Recently, Condé Nast Traveler used its Readers’ Choice Awards to produce a list of the Top 5 Cities in Central & South America. In principle, I’m averse to such listicles but, nevertheless, I can’t look away completely. Thus, I’ve decided to comment on the survey and, then, produce a list of my own that will, hopefully, provided a credible corrective or supplement. I subscribe to the magazine – at about US$12 per year, that’s no big sacrifice - but the survey itself appears online.
Condé Nast’s No. 1 city is Buenos Aires (pictured above) which, of course, I cover in my own city guide and in guides to Argentina and Patagonia (additional comments below). No. 2 is Cusco which, though I haven’t visited Peru for many years now, is certainly a credible choice for its Inka and colonial heritage, and as a historic gateway to Machu Picchu. I got to know it in my backpacker days and, though it’s certainly changed now, it’s hard to dismiss it from such a list.
No. 3 is Cartagena, Colombia (pictured above and below), for which I have a special affection as the first memorable city I ever saw in South America (flying from Costa Rica, I landed in the grubby Caribbean port of Barranquilla, which I’d sooner forget, but nearby colonial Cartagena’s walled city was unforgettable). Fortunately, I was able to return a few years ago, and it was better (though notably more expensive) than I remembered it from my backpacker days. I’m bewildered, though, that the magazine would even have to suggest visiting “the old part of the city, as well as the newer areas…” since the old part is the only part worth visiting. In the newer part, you might as well be in Miami.
No. 4 is Paraty, Brazil, a surprise choice that I really know nothing about. Personally, in my limited Brazilian experiences, I would choose Bahía (Salvador). No. 5 is Antigua Guatemala, the colonial capital ironically saved by an earthquake that forced the movement of the political capital 30 miles east to present-day Guatemala City. Antigua, which I covered in an early edition of Moon Handbooks Guatemala, has a remarkable critical mass of colonial architectural treasures, even if some of them are ruins or semi-ruins, and the presence of a rich Mayan culture in and around it.
My own Top 5 differs significantly from Condé Nast’s, but then it’s not crowd-sourced like theirs, which relies on polling based on vague standards of culture, friendliness, atmosphere, restaurants, lodging and shopping. I take a different approach which, though still subjective, has parallels with the standard I use to evaluate restaurants: “Would I go eat here again?” This reflects my own experience and, over the course of three decades experience, it covers the places I most look forward to returning to. The order that follows below is random.

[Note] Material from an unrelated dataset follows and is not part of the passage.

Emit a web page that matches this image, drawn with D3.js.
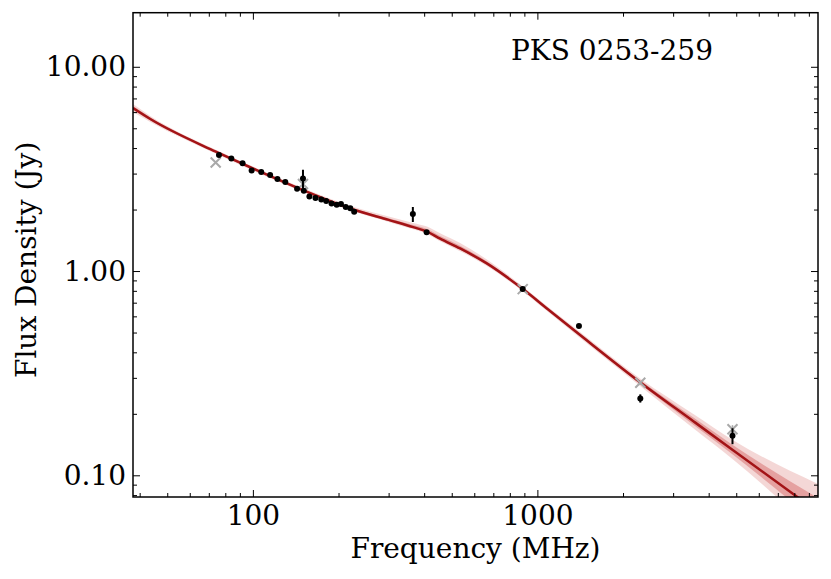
<!DOCTYPE html>
<html>
<head>
<meta charset="utf-8">
<script src="https://cdn.jsdelivr.net/npm/d3@7"></script>
<style>
  body { margin: 0; background: #fff; }
  text { font-family: "DejaVu Serif", serif; fill: #000; }
</style>
</head>
<body>
<svg id="chart" width="831" height="579"></svg>
<script>
// measured points (MHz, Jy)
const freqs = [76, 84, 92, 99, 107, 115, 122, 130, 143, 150, 151, 158, 166, 174, 181, 189, 197, 204, 212, 220, 227, 365, 408, 888, 1400, 2300, 4850];
const fluxes = [3.70, 3.56, 3.37, 3.11, 3.05, 2.95, 2.82, 2.73, 2.53, 2.84, 2.47, 2.32, 2.28, 2.24, 2.20, 2.14, 2.11, 2.13, 2.06, 2.03, 1.95, 1.90, 1.55, 0.816, 0.538, 0.238, 0.156];
const errors = [0.05, 0.05, 0.05, 0.05, 0.05, 0.04, 0.04, 0.04, 0.04, 0.29, 0.04, 0.04, 0.04, 0.04, 0.04, 0.04, 0.04, 0.04, 0.04, 0.04, 0.04, 0.16, 0.03, 0.02, 0.01, 0.011, 0.014];

// points not used in the fit (grey crosses)
const exFreqs = [74, 150, 888, 2300, 4850];
const exFluxes = [3.40, 2.67, 0.816, 0.284, 0.168];
const exErrors = [0.05, 0.05, 0.01, 0.005, 0.008];

// fitted model
const curveFreq = [37.9, 43.6, 74.1, 100, 150, 228, 300, 366, 409, 455, 535, 664, 889, 1108, 1413, 2308, 3533, 4860, 9690];
const curveFlux = [6.28, 5.55, 3.84, 3.18, 2.49, 1.99, 1.78, 1.64, 1.56, 1.44, 1.29, 1.09, 0.816, 0.637, 0.486, 0.284, 0.184, 0.133, 0.0661];
const bandHi = [6.57, 5.74, 3.92, 3.25, 2.55, 2.05, 1.85, 1.72, 1.65, 1.53, 1.37, 1.14, 0.839, 0.655, 0.503, 0.296, 0.1995, 0.149, 0.0907];
const bandLo = [6.00, 5.36, 3.75, 3.10, 2.44, 1.95, 1.74, 1.60, 1.52, 1.40, 1.25, 1.06, 0.794, 0.619, 0.470, 0.272, 0.170, 0.120, 0.0510];

const xMajor = [100, 1000];
const yMajor = [0.1, 1, 10];
const title = "PKS 0253-259";

const svg = d3.select("#chart");
const margin = { top: 12.7, left: 133, right: 13, bottom: 82 };
const W = 831, H = 579;
const fontSize = 28;

const x = d3.scaleLog().domain([37.9, 9690]).range([margin.left, W - margin.right]);
const y = d3.scaleLog().domain([0.0783, 18.4]).range([H - margin.bottom, margin.top]);

svg.append("defs").append("clipPath").attr("id", "clip")
    .append("rect")
    .attr("x", margin.left).attr("y", margin.top)
    .attr("width", W - margin.left - margin.right)
    .attr("height", H - margin.top - margin.bottom);

const plot = svg.append("g").attr("clip-path", "url(#clip)");

const curve = curveFreq.map((f, i) => ({ f, s: curveFlux[i], hi: bandHi[i], lo: bandLo[i] }));

// spread of the model samples
plot.append("path")
    .datum(curve)
    .attr("fill", "#dc7a78")
    .attr("fill-opacity", 0.3)
    .attr("d", d3.area().curve(d3.curveMonotoneX)
        .x(d => x(d.f)).y0(d => y(d.lo)).y1(d => y(d.hi)));

plot.append("path")
    .datum(curve)
    .attr("fill", "#c83c3c")
    .attr("fill-opacity", 0.35)
    .attr("d", d3.area().curve(d3.curveMonotoneX)
        .x(d => x(d.f))
        .y0(d => y(Math.sqrt(d.lo * d.s)))
        .y1(d => y(Math.sqrt(d.hi * d.s))));

plot.append("path")
    .datum(curve)
    .attr("fill", "none")
    .attr("stroke", "#a31316")
    .attr("stroke-width", 2.5)
    .attr("d", d3.line().curve(d3.curveMonotoneX).x(d => x(d.f)).y(d => y(d.s)));

// excluded points
const ex = exFreqs.map((f, i) => ({ f, s: exFluxes[i], e: exErrors[i] }));
plot.selectAll(".exerr").data(ex).enter().append("line")
    .attr("x1", d => x(d.f)).attr("x2", d => x(d.f))
    .attr("y1", d => y(d.s + d.e)).attr("y2", d => y(d.s - d.e))
    .attr("stroke", "#aaaaaa").attr("stroke-width", 1.5);
const xs = 5;
plot.selectAll(".ex").data(ex).enter().append("path")
    .attr("d", d => {
        const cx = x(d.f), cy = y(d.s);
        return `M${cx - xs},${cy - xs}L${cx + xs},${cy + xs}M${cx - xs},${cy + xs}L${cx + xs},${cy - xs}`;
    })
    .attr("stroke", "#a9a9a9").attr("stroke-width", 2).attr("fill", "none");

// measured points
const pts = freqs.map((f, i) => ({ f, s: fluxes[i], e: errors[i] }));
plot.selectAll(".err").data(pts).enter().append("line")
    .attr("x1", d => x(d.f)).attr("x2", d => x(d.f))
    .attr("y1", d => y(d.s + d.e)).attr("y2", d => y(d.s - d.e))
    .attr("stroke", "#000").attr("stroke-width", 2);
plot.selectAll(".pt").data(pts).enter().append("circle")
    .attr("cx", d => x(d.f)).attr("cy", d => y(d.s))
    .attr("r", 3).attr("fill", "#000");

// axes, ticks inward on every side
function minors(lo, hi) {
    const out = [];
    for (let p = Math.floor(Math.log10(lo)); p <= Math.ceil(Math.log10(hi)); p++) {
        for (let m = 2; m <= 9; m++) {
            const v = m * Math.pow(10, p);
            if (v > lo && v < hi) out.push(v);
        }
    }
    return out;
}
const xMinor = minors(x.domain()[0], x.domain()[1]);
const yMinor = minors(y.domain()[0], y.domain()[1]);
const bottomY = H - margin.bottom, rightX = W - margin.right;

const axisG = svg.append("g");
function xAxisAt(yPos, dir, labels) {
    const g = axisG.append("g").attr("transform", `translate(0,${yPos})`);
    const ax = (dir > 0 ? d3.axisBottom(x) : d3.axisTop(x));
    g.call(ax.tickValues(xMajor).tickSize(-7).tickPadding(labels ? 8 : 0)
        .tickFormat(labels ? d3.format("d") : ""));
    g.append("g").call((dir > 0 ? d3.axisBottom(x) : d3.axisTop(x))
        .tickValues(xMinor).tickSize(-4).tickFormat(""));
    return g;
}
function yAxisAt(xPos, dir, labels) {
    const g = axisG.append("g").attr("transform", `translate(${xPos},0)`);
    const ax = (dir < 0 ? d3.axisLeft(y) : d3.axisRight(y));
    g.call(ax.tickValues(yMajor).tickSize(-7).tickPadding(labels ? 7 : 0)
        .tickFormat(labels ? d3.format(".2f") : ""));
    g.append("g").call((dir < 0 ? d3.axisLeft(y) : d3.axisRight(y))
        .tickValues(yMinor).tickSize(-4).tickFormat(""));
    return g;
}
xAxisAt(bottomY, 1, true);
xAxisAt(margin.top, -1, false);
yAxisAt(margin.left, -1, true);
yAxisAt(rightX, 1, false);

axisG.selectAll(".domain").remove();
axisG.selectAll(".tick line").attr("stroke", "#000").attr("stroke-width", 1);
axisG.selectAll(".tick text").style("font-family", "DejaVu Serif").style("font-size", fontSize + "px");

svg.append("rect")
    .attr("x", margin.left).attr("y", margin.top)
    .attr("width", rightX - margin.left).attr("height", bottomY - margin.top)
    .attr("fill", "none").attr("stroke", "#000").attr("stroke-width", 1.5);

svg.append("text")
    .attr("x", (margin.left + rightX) / 2).attr("y", 558)
    .attr("text-anchor", "middle").style("font-size", fontSize + "px")
    .text("Frequency (MHz)");

svg.append("text")
    .attr("transform", `translate(36,${(margin.top + bottomY) / 2 + 5}) rotate(-90)`)
    .attr("text-anchor", "middle").style("font-size", fontSize + "px")
    .text("Flux Density (Jy)");

svg.append("text")
    .attr("x", 612).attr("y", 60)
    .attr("text-anchor", "middle").style("font-size", fontSize + "px")
    .text(title);
</script>
</body>
</html>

In this I concur with Condé Nast readers, even if I detest the “Paris of the South” cliché – which needs to be retired sooner rather than later. Buenos Aires is not a European metropolis, but rather a New World immigrant city that’s more analogous to New York. For my part, it helps that I own property there, so I have all the benefits of travel while still being able to sleep in my own bed.
From my East Bay home, San Francisco is less than 20 minutes away by the Transbay Tube, but I rarely go there except en route to SFO for a flight to Argentina or Chile. I prefer to spend time in Valparaíso, the first major Pacific port on the Round-the-Horn route to the Gold Rush and, with its steep hills, cranky funiculars, brightly painted houses and cool summer fogs, “Valpo” is South America’s San Francisco. A UNESCO World Heritage Site, it also has longstanding historical links with California, as Isabel Allende (now a California resident) showed so vividly in her historical novel Daughter of Fortune.
COLONIA DEL SACRAMENTO
Barely an hour from Buenos Aires by ferry, the walled city of Colonia del Sacramento was a buffer between Portugal and Spain, and then between Brazil and Argentina, until Uruguay became an independent country. Towns of its antiquity, with its cobbled streets and low-slung houses, are unusual in southernmost South America. It’s a walker’s delight.
At the base of the Argentine Andes, Mendoza is a commercially driven world wine capital whose downtown street trees form, in the words of the late Mexican novelist Carlos Fuentes, a “roof of leaves woven together like the fingers of a huge circle of inseparable lovers.” Its park and plazas are a delight, while its backcountry can boast the “Roof of the Americas” in Cerro Aconcagua, the Western Hemisphere’s highest summit.
Stretching along the Strait of Magellan, Punta Arenas was Ground Zero for the “wool rush” that transformed the Patagonian steppes, in both Chile and Argentina, into massive sheep ranches that clothed Europe and made a handful of entrepreneurs rich and influential (more so in Argentina than in Chile, however). They left some memorable architecture, and the city’s also the gateway to the Fuegian fjords (pictured below).